How was the interest rate in Figure 8 calculated?  Unfortunately, there is no known formula for calculating interest rate directly, by substituting all the other known variables, i.e. the principal and the repayment schedule.  The only way available to us is by trial and error.  This is why comparison exercises between various loan products have proved so difficult before the advent of computers. 

Fortunately, spreadsheets have come to the rescue.  Every serious student of finance should familiarise themselves with this vital tool, which fortunately is very easy to learn and use.

The disk attached to this book includes all the key examples in spreadsheet format.  Some spreadsheets are essential to achieve a solution, for example when comparing any two repayment schedules, in order to identify which one is the best value for money.


What is a spreadsheet?  
For the sake of any spreadsheet novices, it consists of a matrix of cells – rather like a noughts and crosses game but with many more cells, similar to the tables shown earlier.  Letters along the top, and numbers down the side, are used to refer to each cell.  So A1 is the top left hand corner, A2 is the next cell down and B2 the next cell right and so on.

You can then enter figures, text or mathematical formulae in any cell.  But the components of a formula can be referred to by their cell addresses.  If you enter say the number 5 in cell A1, and enter 4 in cell A2, then cell B2 could contain the formula A1 x A2, which will display 20, i.e. 5 x 4.  If you change cell A1 from 5 to say 8, all the other cells are automatically recalculated and B2 will instantly display 32, which is the product of A1 and A2, 8 x 4. 

Spreadsheets contain dozens of really useful tools and features that enable you to construct a complex schedule quite quickly.  They are fun to build and invaluable for getting fast and meaningful results.  


Goal Seek
So back to how this interest rate in Figure 8 was calculated.  One of the tools available to a spreadsheet user is Goal Seek (as called in Microsoft’s latest spreadsheet named Excel; it is called Backsolver in Lotus 123).  This is a totally automated trial and error process.  We need to find an interest rate that amortises the final capital to zero after 12 months given the fixed monthly payment.  Goal Seek will do this in a flash. 

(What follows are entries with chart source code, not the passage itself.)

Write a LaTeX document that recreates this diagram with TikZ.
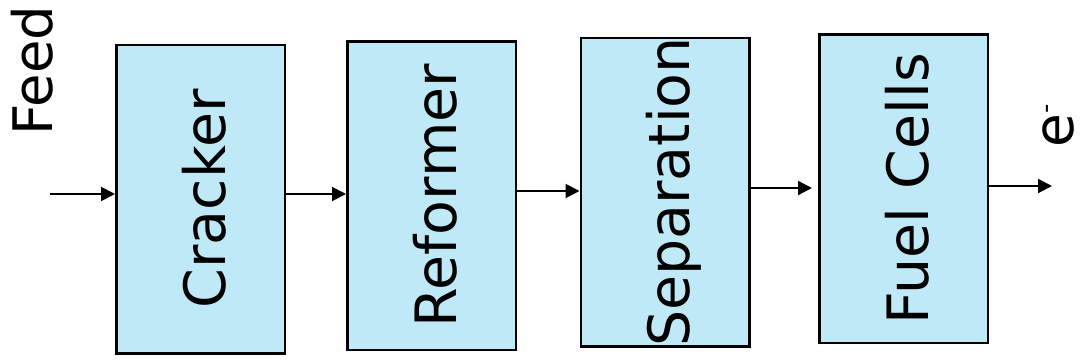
\documentclass[tikz,border=0pt]{standalone}
\usepackage{fontspec}
\setmainfont{DejaVu Sans}
\usetikzlibrary{arrows.meta}
\definecolor{boxfill}{RGB}{191,233,247}
\tikzset{
  unit/.style={draw=black, line width=2.5pt, fill=boxfill, minimum width=168.5pt, minimum height=308.5pt, inner sep=0pt},
  lbl/.style={rotate=90, anchor=base, inner sep=0pt, font=\fontsize{57}{60}\selectfont},
  arr/.style={line width=2pt, -{Triangle[length=14pt,width=14pt]}}
}
\begin{document}
\begin{tikzpicture}[x=1pt,y=-1pt]
\useasboundingbox (0,0) rectangle (1081,362);
\node[unit] (crack) at (200.5,199) {};
\node[unit] (ref) at (431.5,195.5) {};
\node[unit] (sep) at (665,192) {};
\node[unit] (fuel) at (903.5,188.5) {};
\node[lbl] (tcrack) at (225,199) {Cracker};
\node[lbl] (tref) at (456,195.5) {Reformer};
\node[lbl] (tsep) at (689.5,192) {Separation};
\node[lbl] (tfuel) at (928,188.5) {Fuel Cells};
\node[lbl, anchor=base west, font=\fontsize{54.5}{58}\selectfont] (feed) at (52,136) {Feed};
\node[lbl, anchor=base west, text depth=0pt, font=\fontsize{55}{58}\selectfont] (el) at (1073,148) {e\raisebox{19pt}{\fontsize{26}{26}\selectfont -}};
\coordinate (in) at (50,194);
\coordinate (y2) at (0,194);
\coordinate (y3) at (0,191);
\coordinate (y4) at (0,188);
\coordinate (y5) at (0,186);
\coordinate (out) at (1052,186);
\draw[arr] (in) -- (in -| crack.west);
\draw[arr] (crack.east |- y2) -- (ref.west |- y2);
\draw[arr] (ref.east |- y3) -- (sep.west |- y3);
\draw[arr, shorten >=6pt] (sep.east |- y4) -- (fuel.west |- y4);
\draw[arr] (fuel.east |- y5) -- (out);
\end{tikzpicture}
\end{document}
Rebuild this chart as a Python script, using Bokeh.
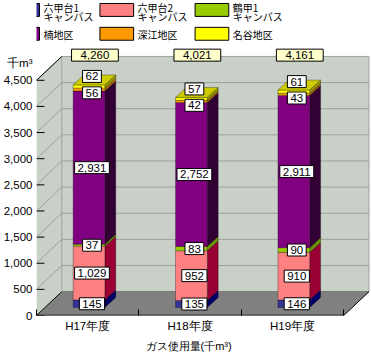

The hard way is to simply enter a succession of trial figures, recalculating each time and then improving your next trial figure, until you reach the end capital you want – usually zero but not always.  The formal way of doing this is called iteration.  This is a structured trial and error process that constantly recalculates a given formula, making finer adjustments to the required parameter on each recalculation, until a result of sufficient accuracy is achieved.  Goal Seek does this automatically.

There are some other very useful spreadsheet functions that make use of a built in iterative process so all the thinking and the action is done for you. Please see the Technical bits for further details. For the moment, please trust the figures until you prove them for yourselves using one of the example spreadsheets provided or by creating a spreadsheet of your own.